I was thinking of making everything be behind some permission framework, even if it slows down stuff. The default role would be "anonymous", so you could even make user-only boards. Say for example a secret /i/ board that is only available to those that have been given read permission to /i/.
With the coming of IPv6 and the increasing accessibility of VPNs, tor etc, it's becoming more and more difficult to ban spammers/wreckers. Ideally, sessions would also have "history". For example, if your session has completed a captcha in X minutes/hours, then you can post without captcha.

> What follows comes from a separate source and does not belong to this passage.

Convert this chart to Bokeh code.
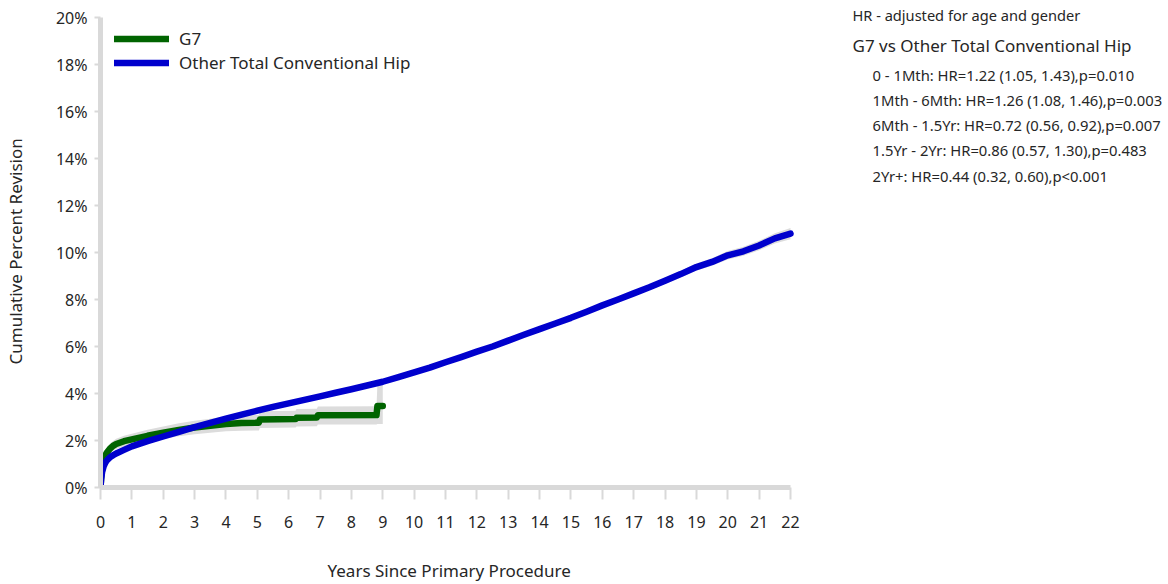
from bokeh.plotting import figure
from bokeh.models import Range1d, FixedTicker, PrintfTickFormatter, ColumnDataSource, Label, Title
from bokeh.embed import file_html
from bokeh.resources import INLINE

# ---------------- data ----------------
g7_years = [0, 0.02, 0.05, 0.1, 0.15, 0.2, 0.3, 0.4, 0.5, 0.75, 1.0, 1.5, 2.0, 2.5, 3.0, 3.5, 4.0, 4.5,
            5.05, 5.08, 6.22, 6.25, 6.9, 6.93, 8.8, 8.83, 9.0]
g7_cum = [0, 0.4, 0.8, 1.15, 1.35, 1.48, 1.65, 1.77, 1.85, 1.97, 2.05, 2.2, 2.33, 2.45, 2.55, 2.63, 2.7, 2.74,
          2.76, 2.89, 2.91, 2.97, 2.98, 3.07, 3.08, 3.47, 3.47]
g7_lower = [0, 0.3, 0.65, 0.98, 1.17, 1.3, 1.46, 1.57, 1.64, 1.75, 1.82, 1.95, 2.07, 2.18, 2.27, 2.33, 2.39, 2.42,
            2.43, 2.53, 2.55, 2.6, 2.61, 2.68, 2.68, 2.7, 2.7]
g7_upper = [0, 0.5, 0.95, 1.33, 1.53, 1.67, 1.85, 1.98, 2.07, 2.2, 2.29, 2.46, 2.6, 2.73, 2.84, 2.93, 3.01, 3.06,
            3.09, 3.25, 3.27, 3.34, 3.35, 3.45, 3.46, 4.42, 4.42]

oth_years = [0, 0.02, 0.05, 0.1, 0.15, 0.2, 0.3, 0.4, 0.5, 0.75,
             1, 1.5, 2, 2.5, 3, 3.5, 4, 4.5, 5, 5.5, 6, 6.5, 7, 7.5, 8, 8.5, 9, 9.5, 10, 10.5,
             11, 11.5, 12, 12.5, 13, 13.5, 14, 14.5, 15, 15.5, 16, 16.5, 17, 17.5, 18, 18.5,
             19, 19.5, 20, 20.5, 21, 21.5, 22]
oth_cum = [0, 0.35, 0.65, 0.9, 1.05, 1.15, 1.28, 1.37, 1.45, 1.6,
           1.75, 1.97, 2.17, 2.37, 2.57, 2.75, 2.93, 3.1, 3.27, 3.43, 3.58, 3.73, 3.88, 4.03, 4.18, 4.34, 4.5, 4.7, 4.9, 5.1,
           5.33, 5.55, 5.78, 6.0, 6.25, 6.5, 6.74, 6.98, 7.22, 7.48, 7.75, 8.0, 8.26, 8.52, 8.8, 9.08,
           9.38, 9.6, 9.88, 10.05, 10.3, 10.6, 10.8]
oth_ci_half = [0, 0.03, 0.03, 0.04, 0.04, 0.04, 0.04, 0.04, 0.04, 0.04,
               0.04, 0.04, 0.05, 0.05, 0.05, 0.05, 0.05, 0.05, 0.05, 0.05, 0.05, 0.05, 0.06, 0.06, 0.06, 0.06, 0.06, 0.07, 0.07, 0.07,
               0.07, 0.08, 0.08, 0.08, 0.09, 0.09, 0.09, 0.1, 0.1, 0.1, 0.11, 0.11, 0.12, 0.12, 0.13, 0.14,
               0.15, 0.16, 0.18, 0.19, 0.2, 0.22, 0.24]
oth_lower = [c - h for c, h in zip(oth_cum, oth_ci_half)]
oth_upper = [c + h for c, h in zip(oth_cum, oth_ci_half)]

series_names = ["G7", "Other Total Conventional Hip"]
series_colors = ["#006400", "#0000CD"]

x_ticks = list(range(0, 23))
y_ticks = list(range(0, 21, 2))
x_title = "Years Since Primary Procedure"
y_title = "Cumulative Percent Revision"

hr_title = "HR - adjusted for age and gender"
hr_heading = "G7 vs Other Total Conventional Hip"
hr_lines = [
    "0 - 1Mth: HR=1.22 (1.05, 1.43),p=0.010",
    "1Mth - 6Mth: HR=1.26 (1.08, 1.46),p=0.003",
    "6Mth - 1.5Yr: HR=0.72 (0.56, 0.92),p=0.007",
    "1.5Yr - 2Yr: HR=0.86 (0.57, 1.30),p=0.483",
    "2Yr+: HR=0.44 (0.32, 0.60),p<0.001",
]

FONT = "Noto Sans"
TXT = "#262626"
AXIS_GREY = "#d9d9d9"
BAND_GREY = "#dcdcdc"

# ---------------- layout constants (pixels) ----------------
W, H = 1166, 582
BL, BT, BB = 100, 0, 95          # frame spans to the right edge and top edge
FW, FH = W - BL, H - BT - BB     # frame size in px
X0, X1, Y0, Y1 = 0, 22, 0, 20    # data extent of the drawn axes
AX_W_PX, AX_H_PX = 690, 470      # pixel length of the x axis (0..22) and y axis (0..20)
X_END = X0 + (X1 - X0) * FW / AX_W_PX
Y_END = Y0 + (Y1 - Y0) * FH / AX_H_PX


def px_x(px):
    """page pixel column -> data x (for placing side annotations)"""
    return X0 + (px - 1 - BL) / AX_W_PX * (X1 - X0)


def px_y(py):
    """page pixel row -> data y (for placing side annotations)"""
    return Y0 + (BT + FH - (py - 1)) / AX_H_PX * (Y1 - Y0)


# ---------------- main plot ----------------
p = figure(width=W, height=H, output_backend="svg", toolbar_location=None,
           x_range=Range1d(X0, X_END), y_range=Range1d(Y0, Y_END),
           min_border_left=BL, min_border_right=0, min_border_top=BT, min_border_bottom=BB)
p.outline_line_color = None
p.grid.visible = False
p.background_fill_color = "white"

g7_src = ColumnDataSource(dict(x=g7_years, y=g7_cum, lo=g7_lower, hi=g7_upper))
oth_src = ColumnDataSource(dict(x=oth_years, y=oth_cum, lo=oth_lower, hi=oth_upper))

p.varea(x="x", y1="lo", y2="hi", source=g7_src, fill_color=BAND_GREY)
p.varea(x="x", y1="lo", y2="hi", source=oth_src, fill_color=BAND_GREY)

p.line(x="x", y="y", source=g7_src, line_color=series_colors[0], line_width=6.5,
       line_join="round", line_cap="round", legend_label=series_names[0])
p.line(x="x", y="y", source=oth_src, line_color=series_colors[1], line_width=6.5,
       line_join="round", line_cap="round", legend_label=series_names[1])

xa = p.xaxis[0]
ya = p.yaxis[0]
xa.bounds = (X0, X1)
ya.bounds = (Y0, Y1)
xa.ticker = FixedTicker(ticks=x_ticks)
ya.ticker = FixedTicker(ticks=y_ticks)
ya.formatter = PrintfTickFormatter(format="%d%%")
for ax in (xa, ya):
    ax.axis_line_color = AXIS_GREY
    ax.axis_line_width = 5
    ax.major_tick_line_color = AXIS_GREY
    ax.major_tick_line_width = 2
    ax.major_tick_in = 0
    ax.minor_tick_line_color = None
    ax.major_label_text_font = FONT
    ax.major_label_text_font_size = "16px"
    ax.major_label_text_color = TXT
    # blank axis label used only as a spacer in front of the positioned titles
    ax.axis_label = " "
    ax.axis_label_text_font = FONT
    ax.axis_label_text_font_size = "17px"
    ax.axis_label_text_font_style = "normal"
xa.major_tick_out = 12
xa.major_label_standoff = 16
xa.axis_label_standoff = 0
ya.major_tick_out = 6
ya.major_label_standoff = 7
ya.axis_label_standoff = 0

# axis titles as side-panel titles, positioned along the bounded axes
p.add_layout(Title(text=x_title, align="left", offset=227, text_font=FONT, text_font_size="17px",
                   text_font_style="normal", text_color=TXT, standoff=0), "below")
p.add_layout(Title(text=y_title, align="left", offset=123, text_font=FONT, text_font_size="17px",
                   text_font_style="normal", text_color=TXT, standoff=0), "left")

lg = p.legend[0]
lg.location = (14, 413)
lg.margin = 0
lg.padding = 0
lg.spacing = 1
lg.glyph_width = 55
lg.glyph_height = 23
lg.label_standoff = 10
lg.border_line_color = None
lg.background_fill_alpha = 0
lg.label_text_font = FONT
lg.label_text_font_size = "17px"
lg.label_text_color = TXT


# ---------------- side annotations (hazard ratios) ----------------
def add_label(text, px, py, size):
    p.add_layout(Label(x=px_x(px), y=px_y(py), text=text, text_font=FONT, text_font_size=size,
                       text_color=TXT, text_baseline="middle", text_align="left"))


add_label(hr_title, 853, 15, "14.6px")
add_label(hr_heading, 853, 46, "17px")
for line_text, row_y in zip(hr_lines, [75, 100, 125, 150, 176]):
    add_label(line_text, 873, row_y, "14.8px")

open("out.html", "w").write(file_html(p, INLINE))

I don't know how to model this.
I'm thinking something like:
Board /leftypol/ settings:
Role: "EasyCaptchaSolver" Permission: "Post" + "Report"
Role: "MediumCaptchaSolver" Permission: … + "Post with image"
Role: "HardCaptchaSolver" Permission: … + "Create thread"
Role: "Janitor" Permission: … + "Soft delete posts/threads"
Role: "Mod" Permission: … + "Hard delete posts/threads" + "Ban"
Site settings:
Role: "HardCaptchaSolver" Permission: "Create User"
What is still TBD is how to implement this. I'm fine with storing this in the database and caching with redis, but I'm still not sure how to model the permissions. Apparently this is called a Role-based access control, pic related.
https://en.wikipedia.org/wiki/Role-based_access_control